Assistant LLM Setup

Configure .envs/local/backend.env to enable LLM-backed summaries on the simulation details page. If LLM support is disabled or misconfigured, the backend falls back to the deterministic metadata summary.

Required Settings

ASSISTANT_LLM_ENABLED=true
ASSISTANT_LLM_PROVIDER=ollama  # ollama or livai

Use exactly one provider and configure only that provider's environment variables.

Local Ollama Setup

Recommended local default:

ASSISTANT_LLM_ENABLED=true
ASSISTANT_LLM_PROVIDER=ollama
ASSISTANT_OLLAMA_BASE_URL=http://localhost:11434
ASSISTANT_OLLAMA_MODEL=llama3.1:8b
ASSISTANT_OLLAMA_API_KEY=
ASSISTANT_LLM_TEMPERATURE=0.2
ASSISTANT_LLM_MAX_TOKENS=256

ASSISTANT_LLM_MAX_TOKENS=256 keeps local summaries concise on developer hardware. If unset, the backend runtime default is 2048.

Install and run Ollama:

On macOS, install Ollama natively: https://docs.ollama.com/quickstart
Pull a model:

make ollama-pull-fast     # llama3.1:8b, faster local default
make ollama-pull-dev      # gemma4:e4b, prompt-contract iteration
make ollama-pull-quality  # gemma4:26b, quality checks

Start Ollama in a separate terminal:

make ollama-serve

This runs ollama serve with OLLAMA_KEEP_ALIVE=-1, so models stay loaded while the server is running.

Restart the backend:

make backend-run

Supported local model choices:

Model	Use case
`llama3.1:8b`	Faster local summaries on typical developer hardware.
`gemma4:e4b`	Fast prompt-contract iteration.
`gemma4:26b`	Preferred quality checks.
`gemma4:31b`	Only for hardware that can support it.

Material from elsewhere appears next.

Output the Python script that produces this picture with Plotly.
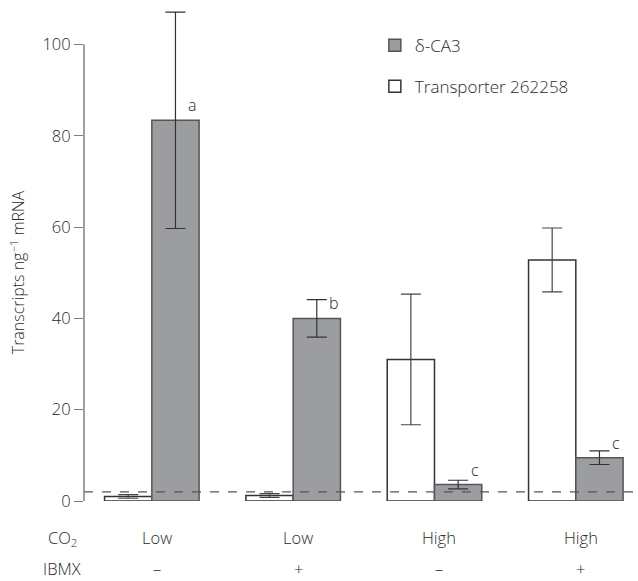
import plotly.graph_objects as go

groups = [0, 1, 2, 3]
co2_labels = ["Low", "Low", "High", "High"]
ibmx_labels = ["–", "+", "–", "+"]

ca3_values = [83.4, 40.0, 3.6, 9.5]
ca3_errors = [23.7, 4.1, 0.95, 1.5]
ca3_letters = ["a", "b", "c", "c"]

transporter_values = [1.0, 1.2, 31.0, 52.8]
transporter_errors = [0.4, 0.4, 14.3, 7.0]

detection_limit = 2.0
y_ticks = [0, 20, 40, 60, 80, 100]

FONT = "Open Sans"
TXT = "#2a2a2a"
W = 300


def f(size):
    return dict(family=FONT, size=size, color=TXT, weight=W)


fig = go.Figure()

fig.add_trace(go.Bar(
    x=groups, y=transporter_values, name="Transporter 262258",
    marker=dict(color="white", line=dict(color="#333333", width=1.5)),
    error_y=dict(type="data", array=transporter_errors, color="#444444",
                 thickness=1.2, width=10),
    legendrank=2, legendgroup="t",
))
fig.add_trace(go.Bar(
    x=groups, y=ca3_values, name="δ-CA3",
    marker=dict(color="#9c9da1", line=dict(color="#555555", width=1.5)),
    error_y=dict(type="data", array=ca3_errors, color="#333333",
                 thickness=1.2, width=10),
    legendrank=1, legendgroup="c",
))

fig.add_hline(y=detection_limit, line=dict(color="#555555", width=1.2, dash="dash"))

# y-axis line spanning the tick range only
fig.add_shape(type="line", xref="paper", yref="y", x0=0, x1=0,
              y0=y_ticks[0], y1=y_ticks[-1],
              line=dict(color="#808080", width=1.5))

annotations = []
for g, v, l in zip(groups, ca3_values, ca3_letters):
    annotations.append(dict(x=g + 0.167, y=v, xref="x", yref="y", text=l,
                            showarrow=False, xshift=17, yshift=15, font=f(16)))
for g, c, m in zip(groups, co2_labels, ibmx_labels):
    annotations.append(dict(x=g, y=0, xref="x", yref="paper", text=c,
                            showarrow=False, xshift=5, yshift=-36, yanchor="middle",
                            font=f(16.5)))
    annotations.append(dict(x=g, y=0, xref="x", yref="paper", text=m,
                            showarrow=False, xshift=5, yshift=-67, yanchor="middle",
                            font=f(16.5)))
annotations.append(dict(x=0, y=0, xref="paper", yref="paper", text="CO<sub>2</sub>",
                        showarrow=False, xshift=-22, yshift=-37, xanchor="center",
                        yanchor="middle", font=f(16.5)))
annotations.append(dict(x=0, y=0, xref="paper", yref="paper", text="IBMX",
                        showarrow=False, xshift=-22, yshift=-67, xanchor="center",
                        yanchor="middle", font=f(16.5)))
annotations.append(dict(x=0, y=0.464, xref="paper", yref="paper",
                        text="Transcripts ng<sup>−1</sup> mRNA", textangle=-90,
                        showarrow=False, xshift=-66, xanchor="center",
                        yanchor="middle", font=f(16)))

fig.update_layout(
    width=638, height=581,
    margin=dict(l=84, r=0, t=8, b=80),
    plot_bgcolor="white", paper_bgcolor="white",
    barmode="group", bargap=0.331, bargroupgap=0,
    font=f(16),
    showlegend=True,
    legend=dict(x=0.525, y=0.96, xanchor="left", yanchor="top",
                traceorder="grouped", tracegroupgap=16,
                font=f(17),
                bgcolor="rgba(0,0,0,0)"),
    annotations=annotations,
    xaxis=dict(range=[-0.48, 3.44], showticklabels=False, showline=False,
               showgrid=False, zeroline=False, ticks=""),
    yaxis=dict(range=[0, 108], tickvals=y_ticks, ticks="outside", ticklen=9,
               tickwidth=1.3, tickcolor="#808080", showline=False,
               showgrid=False, zeroline=False, tickfont=f(16.5)),
)

fig.write_html("out.html")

ASSISTANT_OLLAMA_BASE_URL=http://localhost:11434 is accepted and normalized internally to Ollama's OpenAI-compatible /v1 endpoint. Values that already include /v1 also work.

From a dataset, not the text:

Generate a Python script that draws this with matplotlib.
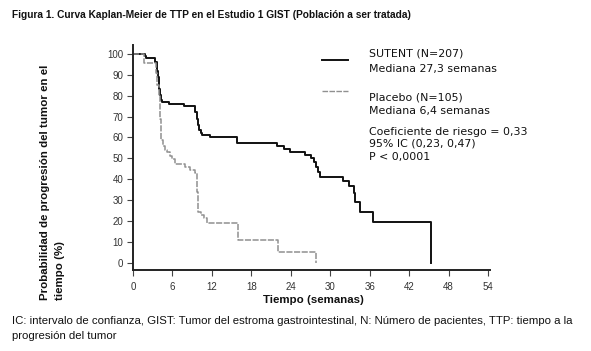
import matplotlib
matplotlib.use("Agg")
import matplotlib.pyplot as plt
from matplotlib.lines import Line2D

# ---- data ----
sutent_t = [0, 1.8, 2.0, 3.4, 3.6, 3.7, 3.8, 3.9, 4.0, 4.1, 4.2, 4.3, 4.4, 5.4,
            7.7, 9.5, 9.7, 9.9, 10.1, 10.3, 10.5, 11.7, 15.8, 21.9, 22.9, 23.9,
            26.2, 27.0, 27.6, 27.9, 28.2, 28.5, 32.0, 32.8, 33.6, 33.8, 34.6,
            36.5, 45.4]
sutent_s = [100, 99, 98.2, 96, 94, 92, 89, 86, 83, 80.5, 79, 78, 77, 76,
            75.3, 72, 69, 66, 63.5, 62, 61, 60, 57.2, 56, 54.4, 53,
            51.6, 50, 48.2, 45.8, 43.4, 41.2, 39.3, 36.8, 33.2, 29.2, 24.4,
            19.6, 0]

placebo_t = [0, 1.7, 3.5, 3.7, 3.9, 4.1, 4.3, 4.6, 4.9, 5.2, 5.6, 6.0, 6.4,
             7.9, 8.6, 9.4, 9.8, 9.9, 10.3, 10.8, 11.2, 15.9, 22.0, 27.85]
placebo_s = [100, 95.5, 91, 85, 80, 69, 59, 56, 54, 53, 51, 49.5, 47.3,
             46, 44.4, 42.8, 34, 24.4, 22.8, 21.2, 19.2, 10.7, 5.3, 0]

x_ticks = [0, 6, 12, 18, 24, 30, 36, 42, 48, 54]
y_ticks = [0, 10, 20, 30, 40, 50, 60, 70, 80, 90, 100]

title = "Figura 1. Curva Kaplan-Meier de TTP en el Estudio 1 GIST (Población a ser tratada)"
xlabel = "Tiempo (semanas)"
ylabel1 = "Probabilidad de progresión del tumor en el"
ylabel2 = "tiempo (%)"
legend_lines = ["SUTENT (N=207)", "Mediana 27,3 semanas",
                "Placebo (N=105)", "Mediana 6,4 semanas",
                "Coeficiente de riesgo = 0,33", "95% IC (0,23, 0,47)", "P < 0,0001"]
footer1 = ("IC: intervalo de confianza, GIST: Tumor del estroma gastrointestinal, "
           "N: Número de pacientes, TTP: tiempo a la")
footer2 = "progresión del tumor"

W, H = 591, 351
NARROW = ["Liberation Sans Narrow", "Liberation Sans", "DejaVu Sans"]
VERD = ["DejaVu Sans"]
ARIAL = ["Liberation Sans", "DejaVu Sans"]

fig = plt.figure(figsize=(W / 100, H / 100), dpi=100)
fig.patch.set_facecolor("white")

def px(x, y):
    return x / W, 1 - y / H

ax_l, ax_r, ax_t, ax_b = 133, 490, 45, 270
ax = fig.add_axes([ax_l / W, 1 - ax_b / H, (ax_r - ax_l) / W, (ax_b - ax_t) / H])

ax.step(sutent_t, sutent_s, where="post", color="#111111", lw=1.4)
ax.step(placebo_t, placebo_s, where="post", color="#909090", lw=1.1,
        linestyle=(0, (4, 1)))

ax.set_xlim(0, 54.3)
ax.set_ylim(-3.5, 104.3)
ax.set_xticks(x_ticks)
ax.set_yticks(y_ticks)
for s in ["top", "right"]:
    ax.spines[s].set_visible(False)
for s in ["left", "bottom"]:
    ax.spines[s].set_linewidth(1.4)
    ax.spines[s].set_color("#222222")
ax.tick_params(axis="both", direction="out", length=4, width=0.8, color="#444444",
               labelsize=7, labelcolor="#333333")
ax.tick_params(axis="x", pad=5)
ax.tick_params(axis="y", pad=3)
for lab in ax.get_xticklabels() + ax.get_yticklabels():
    lab.set_family(NARROW)

fig.canvas.draw()
renderer = fig.canvas.get_renderer()

def fit(t, target, use_height=False):
    bb = t.get_window_extent(renderer)
    cur = bb.height if use_height else bb.width
    t.set_fontsize(t.get_fontsize() * target / cur)

# title
t_title = fig.text(*px(12, 15), title, family=NARROW, weight="bold", fontsize=9,
                   ha="left", va="center", color="#111111")
fit(t_title, 398)

# axis labels
t_x = fig.text(*px(313, 300), xlabel, family=ARIAL, weight="bold", fontsize=8,
               ha="center", va="center", color="#111111")
fit(t_x, 101)
t_y1 = fig.text(*px(45, 300), ylabel1, family=ARIAL, weight="bold", fontsize=8,
                rotation=90, ha="center", va="bottom", color="#111111")
fit(t_y1, 235, use_height=True)
t_y2 = fig.text(*px(60, 300), ylabel2, family=ARIAL, weight="bold",
                fontsize=t_y1.get_fontsize(), rotation=90, ha="center", va="bottom",
                color="#111111")

# legend text
ys = [53, 69, 97, 111, 132, 144, 157]
txts = []
for lab, y in zip(legend_lines, ys):
    txts.append(fig.text(*px(369, y), lab, family=VERD, fontsize=8,
                         ha="left", va="center", color="#111111"))
fig.canvas.draw()
bb = txts[4].get_window_extent(renderer)
scale = 157 / bb.width
for t in txts:
    t.set_fontsize(t.get_fontsize() * scale)

# legend line samples
fig.add_artist(Line2D([322 / W, 348 / W], [1 - 59.5 / H] * 2, color="#111111", lw=1.4))
fig.add_artist(Line2D([322 / W, 348 / W], [1 - 90.5 / H] * 2, color="#909090", lw=1.0,
                      linestyle=(0, (4, 1))))

# footer
t_f1 = fig.text(*px(12, 321), footer1, family=NARROW, fontsize=8, ha="left",
                va="center", color="#111111")
fit(t_f1, 565)
t_f2 = fig.text(*px(12, 336), footer2, family=NARROW, fontsize=t_f1.get_fontsize(),
                ha="left", va="center", color="#111111")

fig.savefig("out.png", dpi=100, facecolor="white")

On macOS, native Ollama is recommended. Docker Desktop on macOS does not support Ollama GPU acceleration, so Docker-based Ollama is useful only for CPU-only portability testing.

LivAI Setup

ASSISTANT_LLM_ENABLED=true
ASSISTANT_LLM_PROVIDER=livai
ASSISTANT_LIVAI_API_KEY=
ASSISTANT_LIVAI_MODEL=gpt-5.4
ASSISTANT_LIVAI_BASE_URL=https://livai-api.llnl.gov/
ASSISTANT_LLM_TEMPERATURE=0.2
ASSISTANT_LLM_MAX_TOKENS=8192
ASSISTANT_SNAPSHOT_MAX_CHARS=12000

For LivAI, ASSISTANT_LIVAI_API_KEY, ASSISTANT_LIVAI_MODEL, and ASSISTANT_LIVAI_BASE_URL are required.

Model Selection

Model	Guidance
`gpt-5.4`	Recommended full model. Reliable structured output completion and handles 8K+ token responses.
`gpt-5.4-mini`	Avoid for this workflow. It may truncate structured responses before completing all required fields such as `limitations`, `citations`, and `suggested_followups`.

Token Budget Guidance

Setting	Guidance
`ASSISTANT_LLM_MAX_TOKENS`	Use `4096` to `8192` for `gpt-5.4`; use `2048` for mini models if used despite limitations.
`ASSISTANT_SNAPSHOT_MAX_CHARS`	Use `12000` to `16000` to balance detail and token budget; reduce to `8000` to `10000` for mini models.

For current LivAI OpenAI-compatible chat endpoints, SimBoard omits ASSISTANT_LLM_TEMPERATURE for gpt-5* models because the endpoint rejects that parameter. ASSISTANT_LLM_MAX_TOKENS still applies.

Fallback Troubleshooting

After changing .envs/local/backend.env, restart the backend before testing again:

make backend-run

Common fallback reasons:

Fallback reason	Meaning
`fallback_reason=ollama_misconfigured`	Missing `ASSISTANT_OLLAMA_MODEL` or `ASSISTANT_OLLAMA_BASE_URL`.
`fallback_reason=livai_misconfigured`	Missing `ASSISTANT_LIVAI_API_KEY`, `ASSISTANT_LIVAI_MODEL`, or `ASSISTANT_LIVAI_BASE_URL`.

For Ollama, ASSISTANT_OLLAMA_API_KEY is optional for local runs and can stay blank unless an auth proxy requires it.